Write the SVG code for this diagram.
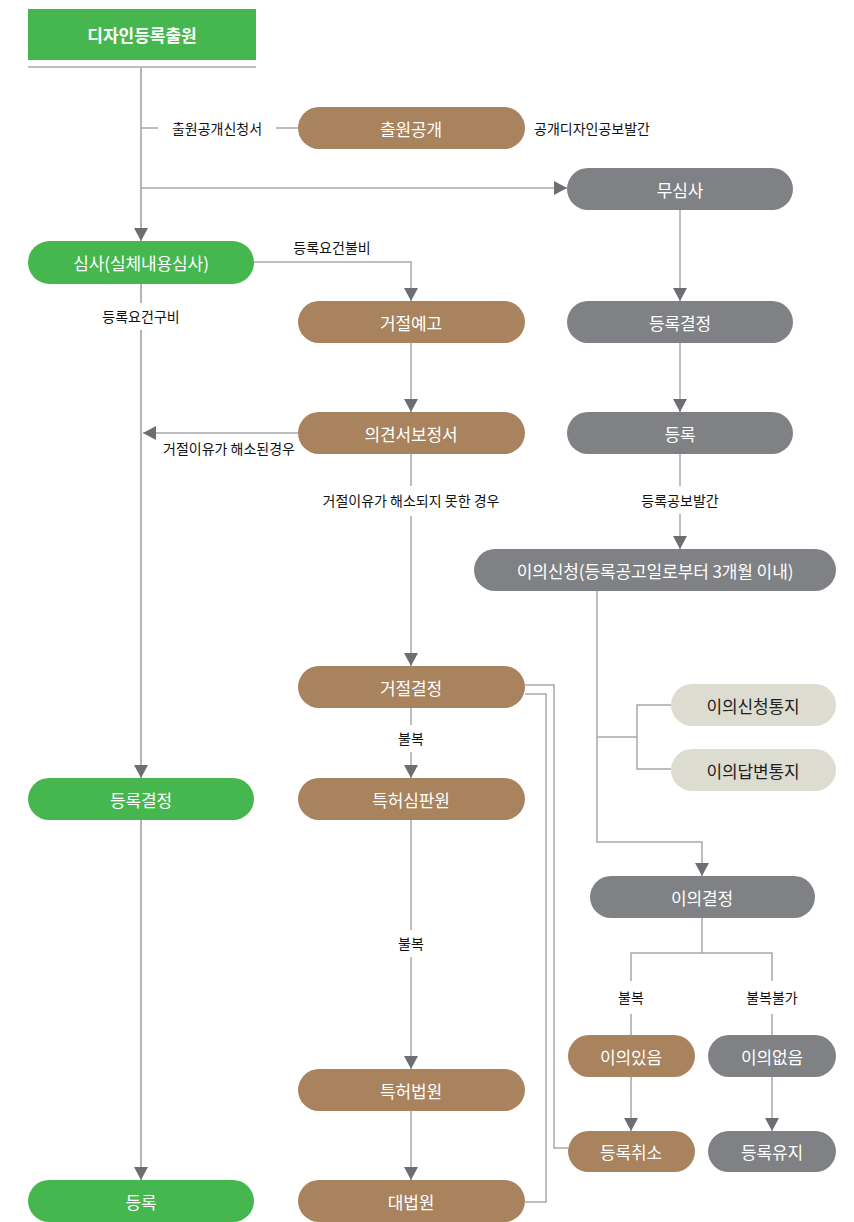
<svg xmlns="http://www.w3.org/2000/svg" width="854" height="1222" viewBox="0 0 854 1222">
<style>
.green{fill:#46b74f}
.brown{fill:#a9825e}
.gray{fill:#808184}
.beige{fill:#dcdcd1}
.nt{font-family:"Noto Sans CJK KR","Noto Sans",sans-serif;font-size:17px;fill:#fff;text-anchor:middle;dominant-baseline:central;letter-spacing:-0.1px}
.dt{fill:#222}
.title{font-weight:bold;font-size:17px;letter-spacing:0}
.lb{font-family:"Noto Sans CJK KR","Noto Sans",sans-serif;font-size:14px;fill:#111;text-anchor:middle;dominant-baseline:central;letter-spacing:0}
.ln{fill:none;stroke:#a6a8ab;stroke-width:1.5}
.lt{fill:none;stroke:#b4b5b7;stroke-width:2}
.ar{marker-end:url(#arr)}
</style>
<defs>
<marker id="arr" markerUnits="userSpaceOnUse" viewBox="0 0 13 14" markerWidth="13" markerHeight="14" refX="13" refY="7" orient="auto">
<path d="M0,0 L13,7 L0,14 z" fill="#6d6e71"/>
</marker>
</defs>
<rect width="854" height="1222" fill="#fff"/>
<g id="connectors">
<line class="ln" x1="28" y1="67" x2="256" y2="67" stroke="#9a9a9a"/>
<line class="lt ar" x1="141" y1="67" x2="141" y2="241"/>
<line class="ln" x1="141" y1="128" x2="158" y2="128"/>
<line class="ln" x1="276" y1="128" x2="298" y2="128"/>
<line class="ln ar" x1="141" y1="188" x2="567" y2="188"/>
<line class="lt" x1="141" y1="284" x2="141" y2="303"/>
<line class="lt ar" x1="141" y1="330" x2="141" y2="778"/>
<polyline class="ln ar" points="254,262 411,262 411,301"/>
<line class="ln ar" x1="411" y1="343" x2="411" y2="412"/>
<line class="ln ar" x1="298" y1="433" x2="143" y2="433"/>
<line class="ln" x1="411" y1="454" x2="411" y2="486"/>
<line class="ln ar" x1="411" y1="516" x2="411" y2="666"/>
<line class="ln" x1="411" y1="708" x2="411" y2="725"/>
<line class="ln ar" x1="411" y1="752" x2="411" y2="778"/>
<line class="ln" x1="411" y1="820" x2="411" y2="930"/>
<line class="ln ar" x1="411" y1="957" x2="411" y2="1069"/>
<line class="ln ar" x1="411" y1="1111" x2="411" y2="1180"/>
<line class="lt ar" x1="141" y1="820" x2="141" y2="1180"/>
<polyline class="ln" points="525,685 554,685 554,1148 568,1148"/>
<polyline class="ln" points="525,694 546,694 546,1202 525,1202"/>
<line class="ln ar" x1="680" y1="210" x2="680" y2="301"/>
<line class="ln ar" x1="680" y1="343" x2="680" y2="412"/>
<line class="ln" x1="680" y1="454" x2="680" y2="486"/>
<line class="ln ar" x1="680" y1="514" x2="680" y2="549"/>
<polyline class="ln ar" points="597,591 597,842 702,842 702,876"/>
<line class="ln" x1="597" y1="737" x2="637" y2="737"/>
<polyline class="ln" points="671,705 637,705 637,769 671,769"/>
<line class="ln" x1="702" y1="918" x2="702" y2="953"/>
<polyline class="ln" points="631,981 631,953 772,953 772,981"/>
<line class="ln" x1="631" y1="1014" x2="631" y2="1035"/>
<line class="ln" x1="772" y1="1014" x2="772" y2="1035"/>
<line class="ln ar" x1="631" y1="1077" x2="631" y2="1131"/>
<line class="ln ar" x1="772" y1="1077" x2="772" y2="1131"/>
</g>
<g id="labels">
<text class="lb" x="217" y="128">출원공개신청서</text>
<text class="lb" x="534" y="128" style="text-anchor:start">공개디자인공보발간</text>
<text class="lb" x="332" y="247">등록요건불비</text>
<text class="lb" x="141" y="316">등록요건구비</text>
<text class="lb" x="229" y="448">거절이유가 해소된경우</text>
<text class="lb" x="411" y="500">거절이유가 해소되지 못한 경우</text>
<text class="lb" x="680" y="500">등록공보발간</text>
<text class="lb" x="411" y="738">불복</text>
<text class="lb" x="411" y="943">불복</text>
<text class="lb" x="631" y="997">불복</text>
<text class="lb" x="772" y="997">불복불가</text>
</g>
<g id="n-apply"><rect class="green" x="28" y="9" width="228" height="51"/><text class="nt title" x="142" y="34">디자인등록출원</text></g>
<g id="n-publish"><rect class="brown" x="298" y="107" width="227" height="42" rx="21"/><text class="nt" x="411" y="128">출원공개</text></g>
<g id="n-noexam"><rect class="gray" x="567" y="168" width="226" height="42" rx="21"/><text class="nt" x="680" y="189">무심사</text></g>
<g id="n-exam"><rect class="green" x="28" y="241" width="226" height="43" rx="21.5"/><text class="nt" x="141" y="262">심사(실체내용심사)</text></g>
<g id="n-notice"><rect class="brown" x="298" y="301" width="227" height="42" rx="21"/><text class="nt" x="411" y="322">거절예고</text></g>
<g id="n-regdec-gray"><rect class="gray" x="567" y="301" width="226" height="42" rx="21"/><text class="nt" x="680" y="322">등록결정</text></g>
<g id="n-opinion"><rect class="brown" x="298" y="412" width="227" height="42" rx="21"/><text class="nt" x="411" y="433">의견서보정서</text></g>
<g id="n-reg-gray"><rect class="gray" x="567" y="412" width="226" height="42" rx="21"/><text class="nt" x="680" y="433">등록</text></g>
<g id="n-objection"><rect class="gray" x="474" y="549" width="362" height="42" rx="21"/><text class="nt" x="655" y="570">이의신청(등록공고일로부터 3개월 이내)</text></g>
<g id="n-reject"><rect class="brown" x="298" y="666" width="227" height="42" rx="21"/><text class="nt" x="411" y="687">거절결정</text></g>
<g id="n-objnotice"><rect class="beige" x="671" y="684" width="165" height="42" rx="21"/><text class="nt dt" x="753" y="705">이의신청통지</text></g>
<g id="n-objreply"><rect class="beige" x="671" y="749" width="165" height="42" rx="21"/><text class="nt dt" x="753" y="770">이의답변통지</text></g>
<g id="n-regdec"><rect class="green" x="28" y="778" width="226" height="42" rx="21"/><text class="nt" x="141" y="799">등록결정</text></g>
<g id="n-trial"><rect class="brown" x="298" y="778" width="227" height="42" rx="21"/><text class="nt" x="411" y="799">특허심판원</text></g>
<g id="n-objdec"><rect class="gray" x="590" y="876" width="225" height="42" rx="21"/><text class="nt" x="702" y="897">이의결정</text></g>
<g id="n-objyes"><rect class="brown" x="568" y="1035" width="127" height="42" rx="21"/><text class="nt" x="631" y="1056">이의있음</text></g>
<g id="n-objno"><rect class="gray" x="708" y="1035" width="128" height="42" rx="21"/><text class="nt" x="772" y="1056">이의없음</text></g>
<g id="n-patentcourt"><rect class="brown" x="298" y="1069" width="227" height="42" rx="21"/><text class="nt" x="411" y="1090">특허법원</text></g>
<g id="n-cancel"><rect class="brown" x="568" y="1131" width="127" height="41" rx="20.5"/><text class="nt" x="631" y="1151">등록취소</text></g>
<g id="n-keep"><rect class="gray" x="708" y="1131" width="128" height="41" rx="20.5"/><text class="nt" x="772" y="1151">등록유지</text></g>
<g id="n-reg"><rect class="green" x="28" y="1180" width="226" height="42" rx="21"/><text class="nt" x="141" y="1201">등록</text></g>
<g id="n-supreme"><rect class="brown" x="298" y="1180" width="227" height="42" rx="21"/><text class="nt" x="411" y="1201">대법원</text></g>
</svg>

============

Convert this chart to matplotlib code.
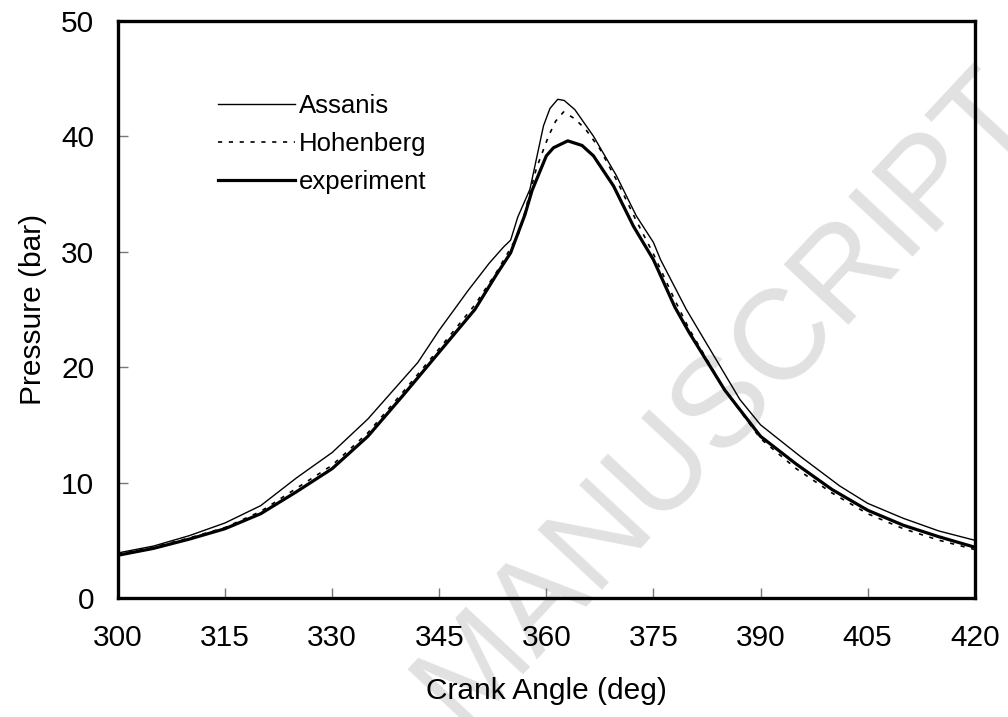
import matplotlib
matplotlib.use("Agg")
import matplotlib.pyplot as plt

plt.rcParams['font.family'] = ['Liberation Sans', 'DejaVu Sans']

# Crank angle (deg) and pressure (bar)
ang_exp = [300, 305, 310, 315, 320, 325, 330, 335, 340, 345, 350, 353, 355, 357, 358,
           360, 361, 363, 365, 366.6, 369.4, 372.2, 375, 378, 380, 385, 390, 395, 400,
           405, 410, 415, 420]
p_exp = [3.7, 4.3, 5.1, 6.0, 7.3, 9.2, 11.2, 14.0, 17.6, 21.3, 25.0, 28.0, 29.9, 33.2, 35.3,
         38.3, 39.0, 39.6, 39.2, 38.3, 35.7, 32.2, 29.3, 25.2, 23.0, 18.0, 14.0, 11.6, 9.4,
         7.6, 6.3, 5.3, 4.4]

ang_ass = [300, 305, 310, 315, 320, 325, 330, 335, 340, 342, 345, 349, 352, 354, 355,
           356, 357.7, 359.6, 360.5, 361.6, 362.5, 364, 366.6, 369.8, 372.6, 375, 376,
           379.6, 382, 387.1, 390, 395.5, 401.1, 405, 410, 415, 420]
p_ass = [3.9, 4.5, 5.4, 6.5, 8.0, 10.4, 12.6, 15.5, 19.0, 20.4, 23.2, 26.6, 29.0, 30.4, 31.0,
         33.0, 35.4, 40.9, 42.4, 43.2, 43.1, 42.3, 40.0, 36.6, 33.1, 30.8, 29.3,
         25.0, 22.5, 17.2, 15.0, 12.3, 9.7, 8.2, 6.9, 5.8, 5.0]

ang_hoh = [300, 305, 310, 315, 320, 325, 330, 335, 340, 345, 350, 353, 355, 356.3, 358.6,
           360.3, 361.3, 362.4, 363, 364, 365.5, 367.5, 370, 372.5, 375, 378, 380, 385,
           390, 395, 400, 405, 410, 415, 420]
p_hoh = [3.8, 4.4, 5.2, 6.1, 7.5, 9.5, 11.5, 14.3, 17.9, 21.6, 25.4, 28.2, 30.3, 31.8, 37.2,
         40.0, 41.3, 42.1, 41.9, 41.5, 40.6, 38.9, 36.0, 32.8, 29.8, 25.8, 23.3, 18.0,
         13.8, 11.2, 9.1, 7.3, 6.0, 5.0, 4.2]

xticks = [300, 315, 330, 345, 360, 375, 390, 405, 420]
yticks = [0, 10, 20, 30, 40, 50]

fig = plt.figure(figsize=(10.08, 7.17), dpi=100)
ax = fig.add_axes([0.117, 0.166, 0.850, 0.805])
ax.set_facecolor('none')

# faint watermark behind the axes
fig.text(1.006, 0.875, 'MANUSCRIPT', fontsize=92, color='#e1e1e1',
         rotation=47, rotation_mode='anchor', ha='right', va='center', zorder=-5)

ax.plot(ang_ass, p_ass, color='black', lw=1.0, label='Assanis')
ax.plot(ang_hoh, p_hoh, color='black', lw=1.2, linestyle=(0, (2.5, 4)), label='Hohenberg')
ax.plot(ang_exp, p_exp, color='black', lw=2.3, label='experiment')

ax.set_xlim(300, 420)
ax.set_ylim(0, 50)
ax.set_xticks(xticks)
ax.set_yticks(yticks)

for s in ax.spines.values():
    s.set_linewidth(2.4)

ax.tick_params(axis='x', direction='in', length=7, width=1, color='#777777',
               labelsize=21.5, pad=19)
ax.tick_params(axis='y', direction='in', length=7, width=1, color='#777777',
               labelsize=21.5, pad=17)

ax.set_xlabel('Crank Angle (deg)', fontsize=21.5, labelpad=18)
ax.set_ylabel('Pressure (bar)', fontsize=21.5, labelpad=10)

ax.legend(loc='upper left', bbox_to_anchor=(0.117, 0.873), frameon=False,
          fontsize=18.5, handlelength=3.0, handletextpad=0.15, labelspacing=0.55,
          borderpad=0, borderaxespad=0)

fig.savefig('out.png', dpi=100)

============

From the records above, copy exactly the lines starting at the one with "Convert this chart to matplotlib code." and ending at the one with "ha='right', va='center', zorder=-5)", and no others. Pictures stay out.

◆ **Response to the task**:
Convert this chart to matplotlib code.
import matplotlib
matplotlib.use("Agg")
import matplotlib.pyplot as plt

plt.rcParams['font.family'] = ['Liberation Sans', 'DejaVu Sans']

# Crank angle (deg) and pressure (bar)
ang_exp = [300, 305, 310, 315, 320, 325, 330, 335, 340, 345, 350, 353, 355, 357, 358,
           360, 361, 363, 365, 366.6, 369.4, 372.2, 375, 378, 380, 385, 390, 395, 400,
           405, 410, 415, 420]
p_exp = [3.7, 4.3, 5.1, 6.0, 7.3, 9.2, 11.2, 14.0, 17.6, 21.3, 25.0, 28.0, 29.9, 33.2, 35.3,
         38.3, 39.0, 39.6, 39.2, 38.3, 35.7, 32.2, 29.3, 25.2, 23.0, 18.0, 14.0, 11.6, 9.4,
         7.6, 6.3, 5.3, 4.4]

ang_ass = [300, 305, 310, 315, 320, 325, 330, 335, 340, 342, 345, 349, 352, 354, 355,
           356, 357.7, 359.6, 360.5, 361.6, 362.5, 364, 366.6, 369.8, 372.6, 375, 376,
           379.6, 382, 387.1, 390, 395.5, 401.1, 405, 410, 415, 420]
p_ass = [3.9, 4.5, 5.4, 6.5, 8.0, 10.4, 12.6, 15.5, 19.0, 20.4, 23.2, 26.6, 29.0, 30.4, 31.0,
         33.0, 35.4, 40.9, 42.4, 43.2, 43.1, 42.3, 40.0, 36.6, 33.1, 30.8, 29.3,
         25.0, 22.5, 17.2, 15.0, 12.3, 9.7, 8.2, 6.9, 5.8, 5.0]

ang_hoh = [300, 305, 310, 315, 320, 325, 330, 335, 340, 345, 350, 353, 355, 356.3, 358.6,
           360.3, 361.3, 362.4, 363, 364, 365.5, 367.5, 370, 372.5, 375, 378, 380, 385,
           390, 395, 400, 405, 410, 415, 420]
p_hoh = [3.8, 4.4, 5.2, 6.1, 7.5, 9.5, 11.5, 14.3, 17.9, 21.6, 25.4, 28.2, 30.3, 31.8, 37.2,
         40.0, 41.3, 42.1, 41.9, 41.5, 40.6, 38.9, 36.0, 32.8, 29.8, 25.8, 23.3, 18.0,
         13.8, 11.2, 9.1, 7.3, 6.0, 5.0, 4.2]

xticks = [300, 315, 330, 345, 360, 375, 390, 405, 420]
yticks = [0, 10, 20, 30, 40, 50]

fig = plt.figure(figsize=(10.08, 7.17), dpi=100)
ax = fig.add_axes([0.117, 0.166, 0.850, 0.805])
ax.set_facecolor('none')

# faint watermark behind the axes
fig.text(1.006, 0.875, 'MANUSCRIPT', fontsize=92, color='#e1e1e1',
         rotation=47, rotation_mode='anchor', ha='right', va='center', zorder=-5)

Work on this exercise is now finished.